We find this is nothing more than the binary entropy of P,
which we have seen several times.
What we need from concentration is
to be able to take n copies of the state psi
into approximately E of psi copies
of the maximum entangled state.
Delta here will be the fee that is
paid to be able to create these EPR pairs.
Since the protocol uses n copies of psi,
let us explicitly write out this tensor product of n copies.
We may express this tensor product using
a binomial expansion where each of the usual binomial
coefficients multiplies the term xx.
Here, the absolute value of x denotes the number of 1s
in the binary string x.
Let's rewrite using the number of 1s
as w-- giving us a slightly simpler expression
where we may take into account that there are multiple values
of x with the same weight, w.
The superposition of all of the states with the same weight, w,
is useful to define.
Here, we give that the name s sub w and normalize it properly
by the number of possibilities-- that is, the square root of n
choose w.
Each s sub w state is actually a maximally-entangled state
in a Hilbert space of dimension n
choose w meaning equivalently log n choose w ebits.

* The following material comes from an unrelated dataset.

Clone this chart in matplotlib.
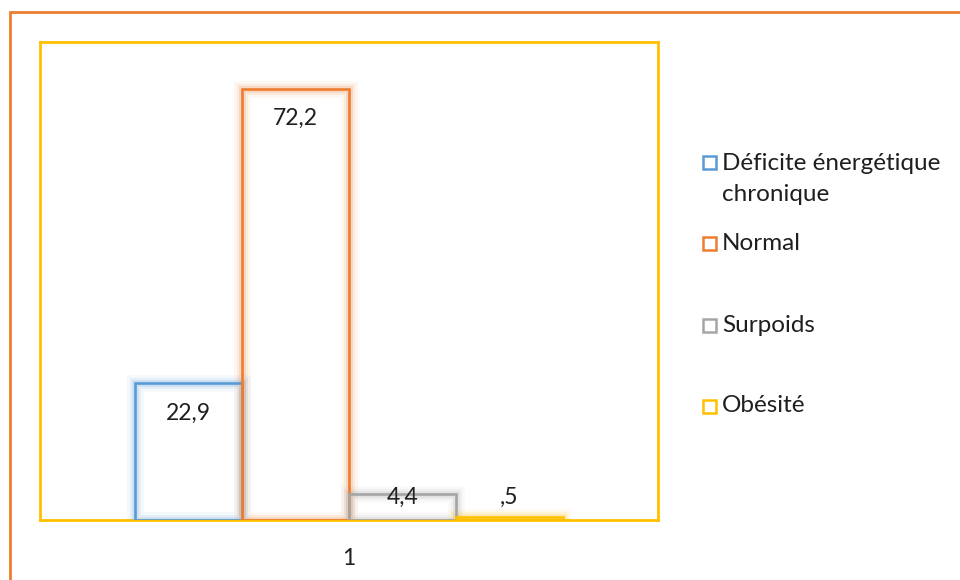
import numpy as np
import matplotlib
matplotlib.use("Agg")
import matplotlib.pyplot as plt
from matplotlib.patches import Rectangle

plt.rcParams['font.family'] = ['Lato', 'DejaVu Sans']

# data
categories = ["1"]
series = ["Déficite énergétique\nchronique", "Normal", "Surpoids", "Obésité"]
values = [22.9, 72.2, 4.4, 0.5]
labels = ["22,9", "72,2", "4,4", ",5"]
colors = ["#5B9BD5", "#ED7D31", "#A5A5A5", "#FFC000"]

FS = 16.5
LFS = 17.5
TXT = "#1f1f1f"

fig = plt.figure(figsize=(9.6, 5.8), dpi=100)
ax = fig.add_axes([40/960, 60/580, 618/960, 478/580])

width = 0.173
x0 = np.arange(len(categories))
offsets = (np.arange(len(series)) - 1.5) * width

for i in range(len(series)):
    xs = x0 + offsets[i]
    # white face
    ax.bar(xs, [values[i]], width, color="white", edgecolor="none", zorder=2)
    # soft glow around the outline
    for lw, a in [(12, 0.06), (8, 0.10), (5, 0.16)]:
        ax.bar(xs, [values[i]], width, color="none", edgecolor=colors[i],
               linewidth=lw, alpha=a, zorder=3)
    ax.bar(xs, [values[i]], width, color="none", edgecolor=colors[i],
           linewidth=1.9, zorder=4)
    for x, v, lab in zip(xs, [values[i]], [labels[i]]):
        ax.text(x, max(v - 5.0, 3.85), lab, ha="center", va="center",
                fontsize=FS, color=TXT, zorder=5)

ax.set_xlim(-0.5, 0.5)
ax.set_ylim(0, 80)
ax.set_yticks([])
ax.set_xticks(x0)
ax.set_xticklabels(categories, fontsize=FS, color=TXT)
ax.tick_params(axis="x", length=0, pad=20)
for s in ax.spines.values():
    s.set_color("#FFC000")
    s.set_linewidth(2)

# outer frame
frame = Rectangle((10/960, -0.05), 1.1, 1 - 12/580 + 0.05, transform=fig.transFigure,
                  fill=False, edgecolor="#ED7D31", linewidth=2, clip_on=False)
fig.add_artist(frame)

# legend, one line at a time so the wrapped entry keeps its spacing
leg_y = [163, 243, 325, 406]
for i in range(len(series)):
    y = 1 - leg_y[i]/580
    fig.add_artist(Rectangle((703/960, y - 6.5/580), 13/960, 13/580,
                             transform=fig.transFigure, fill=False,
                             edgecolor=colors[i], linewidth=1.8))
    for k, line in enumerate(series[i].split("\n")):
        fig.text(722/960, y - k*32/580, line, ha="left", va="center",
                 fontsize=LFS, color=TXT)

fig.savefig("out.png", dpi=100)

What we have, though, is not a single s sub w state
but, rather, with psi to the n, a superposition over a variety
of s sub w states-- each with an amplitude with a form which
has a binomial coefficient, as shown here.
This superposition of maximally-entangled states
is quite useful, despite the different sizes.

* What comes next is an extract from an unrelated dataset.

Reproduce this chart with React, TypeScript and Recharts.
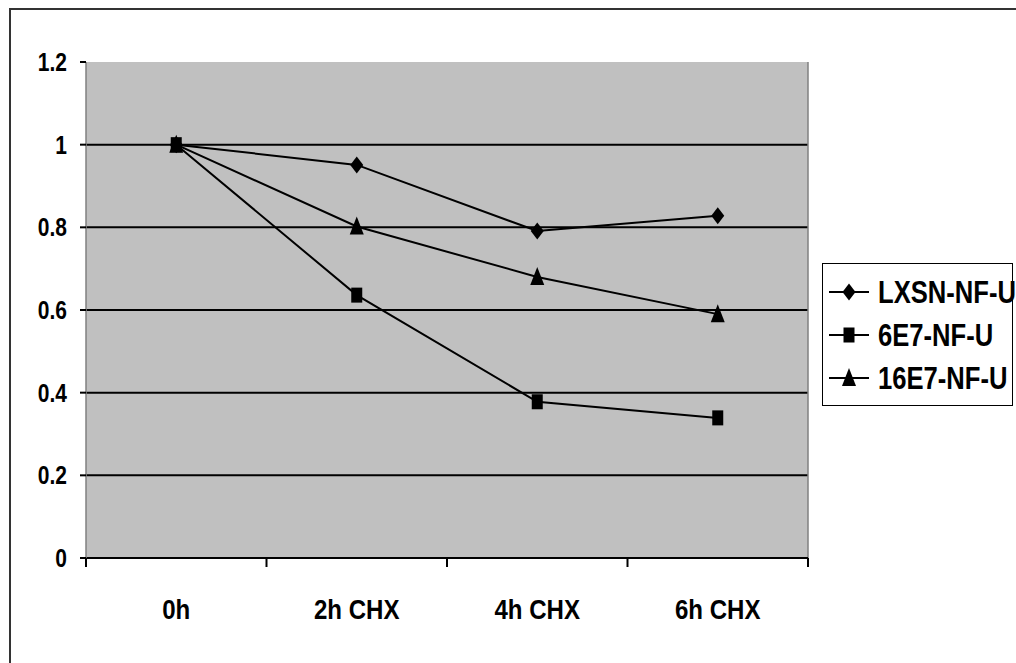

And that is because we may obtain one of them
simply by following this procedure.
Alice and Bob-- A and B-- both independently
measure w, the Hamming weight of the strings that they have.
This collapses the superposition into a single s sub
w-- requiring no communication between the two parties.
The probability of a given weight
is n choose w, P to the w, 1 minus P to the n minus w.
And this is approximately Gaussian for large n.
The mean value of w obtained is n times P,
and the variance is n P times 1 minus P.
The average number of entangled pairs obtained
is, therefore, the log of n choose n P, which
is approximately the binary entropy of P.
And this is nothing more than n times E, the entanglement.
To be a little more precise, we don't get exactly nE
but, rather, nE minus some overhead, which goes something
like the width of the variance-- that is, square root of n.
And this determines our overhead phi cost-- delta.
Choosing delta to go as 1 over square root of n
thus allows us to obtain a final protocol which
succeeds to produce approximately n
times E minus delta EPR pairs with high probability.
This completes the argument for part one of the proof.
The second part of the proof requires
that we go in the opposite direction
to dilute a given number of EPR pairs--
specifically, n times E plus delta of these EPR pairs
into n copies of psi.
We want to turn ebits into arbitrary bipartite entangled
states.
A really neat way to do this uses teleportation.
One party-- say, Alice-- starts out
by generating n copies of the state psi
locally in her own apparatus.
Remember, this is a bipartite state.
She takes half of this state-- n qubits-- and compresses
it to produce using Schumacher compression,
for example, an output which has approximately nE qubits.
Here, delta is the overhead required for the compression.
Separately, Bob-- shown here in purple--
produces n perfect EPR pairs, perhaps
with a little overhead delta.
Bob, who holds this entangled state,
then sends half of those qubits--
that is, approximately nE qubits over to Alice.
Alice performs a Bell basis measurement
between the compressed state and this half of the EPR pairs,
sends the classical measurement result to Bob,
who fixes up the other half of the EPR pairs
using the normal teleportation protocol.
And remember, there are nE of these qubits.
Decompresses with the reverse of the Schumacher compression,
obtaining a state with n qubits.
All together then what Bob and Alice have
is with high probability n copies of the state psi A/B.
For this protocol, the fixed parameter is delta.
The overhead and epsilon, the error,
are determined by the Schumacher compression and decompression
steps.
This completes part two of the proof,
and so now we have the full proof-- providing a foundation
for conceptually understanding how
entangled bipartite pure states are a physical resource, which
are fungible and which may hold quantifiable intrinsic value.